• DESCRIPTION OF THE TASK: Leave out the pictures and copy everything else below exactly.

• RAW DATA:
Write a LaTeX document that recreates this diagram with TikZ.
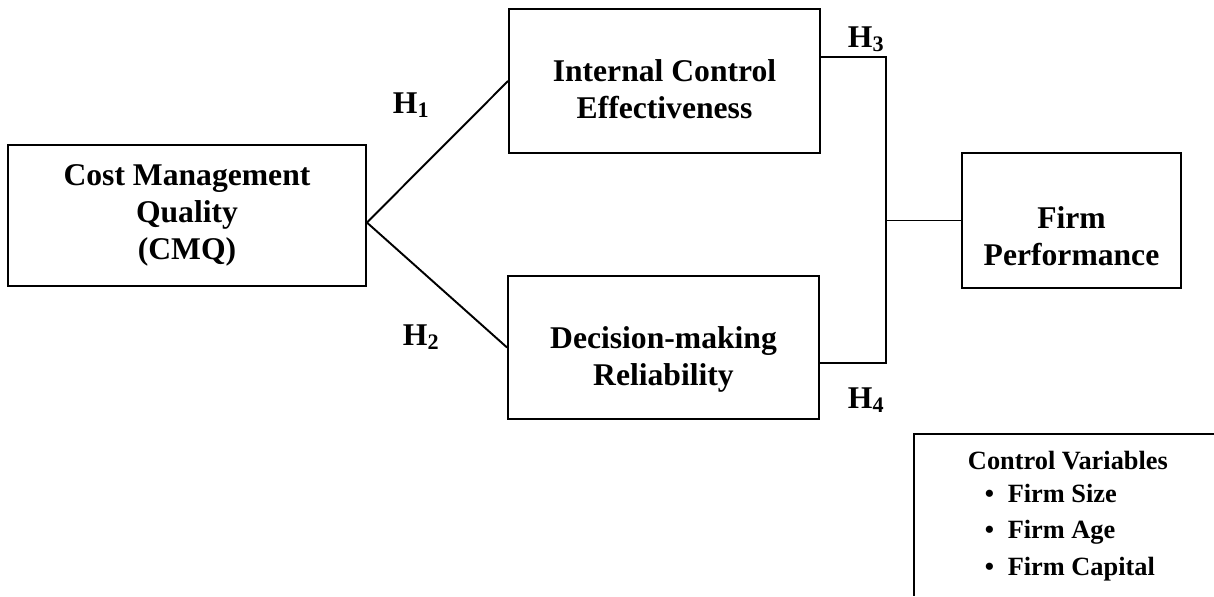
\documentclass[tikz,border=0pt]{standalone}
\usepackage{fontspec}
\setmainfont{Liberation Serif}
\begin{document}
\begin{tikzpicture}[x=0.02cm,y=-0.02cm,line width=1.1pt,
  varbox/.style={draw,inner sep=0pt},
  boxtext/.style={align=center,inner sep=0pt,font=\bfseries\fontsize{18}{21}\selectfont},
  hyp/.style={anchor=base west,inner sep=0pt,font=\bfseries\fontsize{18}{21}\selectfont},
  ctrl/.style={anchor=base west,inner sep=0pt,font=\bfseries\fontsize{15}{18}\selectfont}]
  \useasboundingbox (0,0) rectangle (1214,596);
  % constructs
  \node[varbox,minimum width=7.16cm,minimum height=2.82cm] (cmq) at (187,215.5) {};
  \node[boxtext] (cmqtext) at (cmq.center) {Cost Management\\Quality\\(CMQ)};
  \node[varbox,minimum width=6.22cm,minimum height=2.88cm] (ice) at (664.5,81) {};
  \node[boxtext] (icetext) at ([yshift=-4.6pt]ice.center) {Internal Control\\Effectiveness};
  \node[varbox,minimum width=6.22cm,minimum height=2.86cm] (dmr) at (663.5,347.5) {};
  \node[boxtext] (dmrtext) at ([yshift=-6.6pt]dmr.center) {Decision-making\\Reliability};
  \node[varbox,minimum width=4.38cm,minimum height=2.7cm] (fp) at (1071.5,220.5) {};
  \node[boxtext] (fptext) at ([yshift=-8.8pt]fp.center) {Firm\\Performance};
  % paths
  \coordinate (split) at ([yshift=-4pt]cmq.east);
  \draw (split) -- (ice.west);
  \draw (split) -- (dmr.west);
  \coordinate (h3) at (886,57);
  \coordinate (h4) at (886,363);
  \draw (ice.east |- h3) -- (h3) -- (h4) -- (dmr.east |- h4);
  \draw (fp.west) -- (fp.west -| h3);
  % hypotheses
  \node[hyp] (h1lab) at (392,113) {H\textsubscript{1}};
  \node[hyp] (h2lab) at (402,345) {H\textsubscript{2}};
  \node[hyp] (h3lab) at (847,47) {H\textsubscript{3}};
  \node[hyp] (h4lab) at (847,408) {H\textsubscript{4}};
  % control variables
  \draw (1214,434) -- (914,434) -- (914,596);
  \node[ctrl] (cvtitle) at (967,469) {Control Variables};
  \node[ctrl] (cvsize) at (984,502) {\makebox[13pt][l]{\textbullet}Firm Size};
  \node[ctrl] (cvage) at (984,538) {\makebox[13pt][l]{\textbullet}Firm Age};
  \node[ctrl] (cvcap) at (984,575) {\makebox[13pt][l]{\textbullet}Firm Capital};
\end{tikzpicture}
\end{document}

• RESPONSE BELOW:
Write a LaTeX document that recreates this diagram with TikZ.
\documentclass[tikz,border=0pt]{standalone}
\usepackage{fontspec}
\setmainfont{Liberation Serif}
\begin{document}
\begin{tikzpicture}[x=0.02cm,y=-0.02cm,line width=1.1pt,
  varbox/.style={draw,inner sep=0pt},
  boxtext/.style={align=center,inner sep=0pt,font=\bfseries\fontsize{18}{21}\selectfont},
  hyp/.style={anchor=base west,inner sep=0pt,font=\bfseries\fontsize{18}{21}\selectfont},
  ctrl/.style={anchor=base west,inner sep=0pt,font=\bfseries\fontsize{15}{18}\selectfont}]
  \useasboundingbox (0,0) rectangle (1214,596);
  % constructs
  \node[varbox,minimum width=7.16cm,minimum height=2.82cm] (cmq) at (187,215.5) {};
  \node[boxtext] (cmqtext) at (cmq.center) {Cost Management\\Quality\\(CMQ)};
  \node[varbox,minimum width=6.22cm,minimum height=2.88cm] (ice) at (664.5,81) {};
  \node[boxtext] (icetext) at ([yshift=-4.6pt]ice.center) {Internal Control\\Effectiveness};
  \node[varbox,minimum width=6.22cm,minimum height=2.86cm] (dmr) at (663.5,347.5) {};
  \node[boxtext] (dmrtext) at ([yshift=-6.6pt]dmr.center) {Decision-making\\Reliability};
  \node[varbox,minimum width=4.38cm,minimum height=2.7cm] (fp) at (1071.5,220.5) {};
  \node[boxtext] (fptext) at ([yshift=-8.8pt]fp.center) {Firm\\Performance};
  % paths
  \coordinate (split) at ([yshift=-4pt]cmq.east);
  \draw (split) -- (ice.west);
  \draw (split) -- (dmr.west);
  \coordinate (h3) at (886,57);
  \coordinate (h4) at (886,363);
  \draw (ice.east |- h3) -- (h3) -- (h4) -- (dmr.east |- h4);
  \draw (fp.west) -- (fp.west -| h3);
  % hypotheses
  \node[hyp] (h1lab) at (392,113) {H\textsubscript{1}};
  \node[hyp] (h2lab) at (402,345) {H\textsubscript{2}};
  \node[hyp] (h3lab) at (847,47) {H\textsubscript{3}};
  \node[hyp] (h4lab) at (847,408) {H\textsubscript{4}};
  % control variables
  \draw (1214,434) -- (914,434) -- (914,596);
  \node[ctrl] (cvtitle) at (967,469) {Control Variables};
  \node[ctrl] (cvsize) at (984,502) {\makebox[13pt][l]{\textbullet}Firm Size};
  \node[ctrl] (cvage) at (984,538) {\makebox[13pt][l]{\textbullet}Firm Age};
  \node[ctrl] (cvcap) at (984,575) {\makebox[13pt][l]{\textbullet}Firm Capital};
\end{tikzpicture}
\end{document}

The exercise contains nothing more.